The Art of Asking Better Questions
How the right question at the right moment can transform everything.
Last month, I was facilitating a strategic planning session for a nonprofit struggling with declining volunteer engagement. Two hours in, we were stuck in the familiar territory of "we need more volunteers" and "people just aren't as committed anymore." The energy in the room was flat, and I could feel us circling the same tired assumptions.
Then I tried something different. Instead of asking "How do we get more volunteers?" I asked, "What would have to be true for someone to feel so connected to this work that they couldn't imagine doing anything else?"
The silence that followed wasn't empty—it was full of possibility. Slowly, stories began emerging. Maria talked about the volunteer who stayed late every week because the community garden reminded her of her grandmother's farm. James shared how their literacy program volunteer had started bringing her own children because she wanted them to understand the joy of helping others learn.
Within an hour, we'd shifted from recruitment strategies to relationship strategies. The question had revealed what was already working and illuminated a path forward that honored both the organization's needs and the volunteers' deeper motivations.
This is the power of better questions. They don't just gather information—they shift the entire frame of what's possible.
The Questions That Change Everything
In my work with organizations, I've noticed that breakthrough moments often arrive disguised as questions. Not the surface-level queries we're used to ("What's our budget?" "When's the deadline?"), but the deeper ones that invite us to examine our assumptions and imagine new realities.
Better questions share certain qualities:
They assume abundance rather than scarcity. Instead of "What's wrong that we need to fix?" try "What's working that we can build on?"
They invite stories, not just data. "What's been your experience with..." opens different doors than "What are the metrics for..."
They create space for emergence. "What wants to happen here?" allows for possibilities we haven't yet imagined.
They honor complexity. "What are all the ways this could be true?" acknowledges that most challenges have multiple valid perspectives.
The Ripple Effect of Inquiry
When we ask better questions, we don't just get better answers—we create better conditions for thinking, connecting, and innovating together. Questions shape the quality of our conversations, and conversations shape the quality of our relationships, and relationships shape the quality of our work.

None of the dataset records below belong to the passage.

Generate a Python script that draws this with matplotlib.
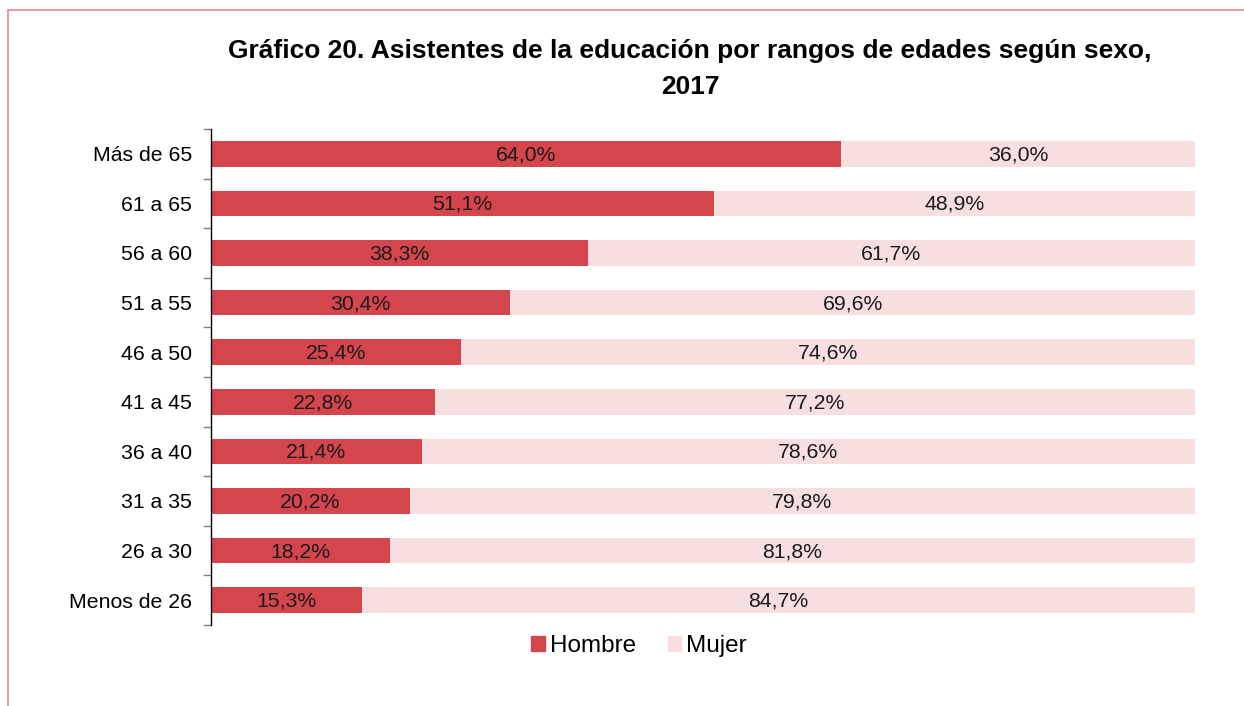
import matplotlib
matplotlib.use("Agg")
import matplotlib.pyplot as plt
from matplotlib.patches import Rectangle, Patch
import numpy as np

plt.rcParams['font.family'] = ['Liberation Sans', 'DejaVu Sans']

categories = ["Más de 65", "61 a 65", "56 a 60", "51 a 55", "46 a 50",
              "41 a 45", "36 a 40", "31 a 35", "26 a 30", "Menos de 26"]
hombre = [64.0, 51.1, 38.3, 30.4, 25.4, 22.8, 21.4, 20.2, 18.2, 15.3]
mujer = [36.0, 48.9, 61.7, 69.6, 74.6, 77.2, 78.6, 79.8, 81.8, 84.7]
series_names = ["Hombre", "Mujer"]
title = "Gráfico 20. Asistentes de la educación por rangos de edades según sexo,\n2017"

c_h = "#D4454D"
c_m = "#F7DFE0"

fig = plt.figure(figsize=(12.44, 7.06), dpi=100)
ax = fig.add_axes([211/1244, 1-625/706, (1195-211)/1244, (625-129)/706])

y = np.arange(len(categories))
bh = 0.52
ax.barh(y, hombre, height=bh, color=c_h)
ax.barh(y, mujer, left=hombre, height=bh, color=c_m)

def fmt(v):
    return f"{v:.1f}%".replace(".", ",")

fs = 15.3
for i in range(len(categories)):
    ax.text(hombre[i]/2, y[i] + 0.02, fmt(hombre[i]), ha='center', va='center', fontsize=fs, color='#1a1a1a')
    ax.text(hombre[i] + mujer[i]/2, y[i] + 0.02, fmt(mujer[i]), ha='center', va='center', fontsize=fs, color='#1a1a1a')

ax.set_xlim(0, 100)
ax.set_ylim(len(categories)-0.5, -0.5)
ax.set_yticks(y)
ax.set_yticklabels(categories, fontsize=fs)
ax.tick_params(axis='y', which='major', length=0, pad=13.5)
ax.set_yticks(np.arange(-0.5, len(categories)), minor=True)
ax.tick_params(axis='y', which='minor', length=6, color='#808080', width=1)
ax.set_xticks([])
for s in ['top', 'right', 'bottom']:
    ax.spines[s].set_visible(False)
ax.spines['left'].set_color('black')
ax.spines['left'].set_linewidth(1)

fig.text(690/1244, 1-69/706, title, ha='center', va='center', fontsize=19,
         fontweight='bold', linespacing=1.58)

handles = [Patch(color=c_h, label=series_names[0]), Patch(color=c_m, label=series_names[1])]
fig.legend(handles=handles, loc='center', bbox_to_anchor=(639/1244, 1-646/706), ncol=2,
           frameon=False, fontsize=17.5, handlelength=0.56, handleheight=0.56,
           handletextpad=0.2, columnspacing=1.3)

fig.patches.append(Rectangle((8/1244, -0.1), 1.2, 1-9.5/706+0.1, transform=fig.transFigure,
                             fill=False, edgecolor='#E8868C', linewidth=1.2))

fig.savefig("out.png", dpi=100)
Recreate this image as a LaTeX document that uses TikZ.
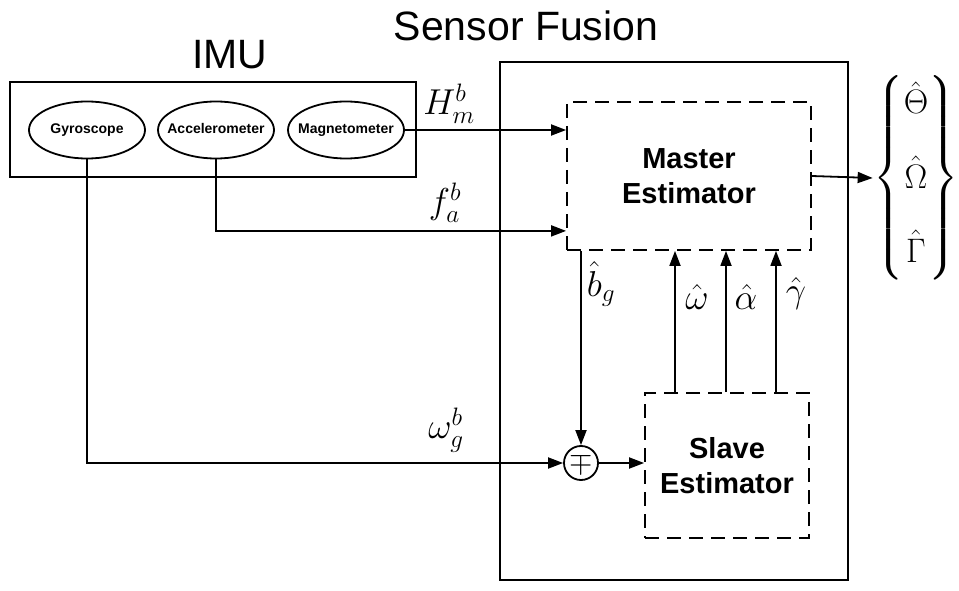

The nonprofit that started with "How do we get more volunteers?" ended up creating a community engagement model that tripled participation within six months. But more importantly, they discovered something they didn't know they were looking for: a deeper understanding of what draws people to meaningful work and how to create more opportunities for that kind of connection.
That's the thing about better questions—they often lead us to better problems worth solving.
Your Turn
This week, I invite you to experiment with the questions you're asking. Before your next team meeting, strategy session, or even casual conversation about a challenge you're facing, pause and consider: What question would open up the most interesting possibilities here?
Sometimes the spark that ignites transformation is as simple as curiosity, courageously applied.
What questions are you ready to ask?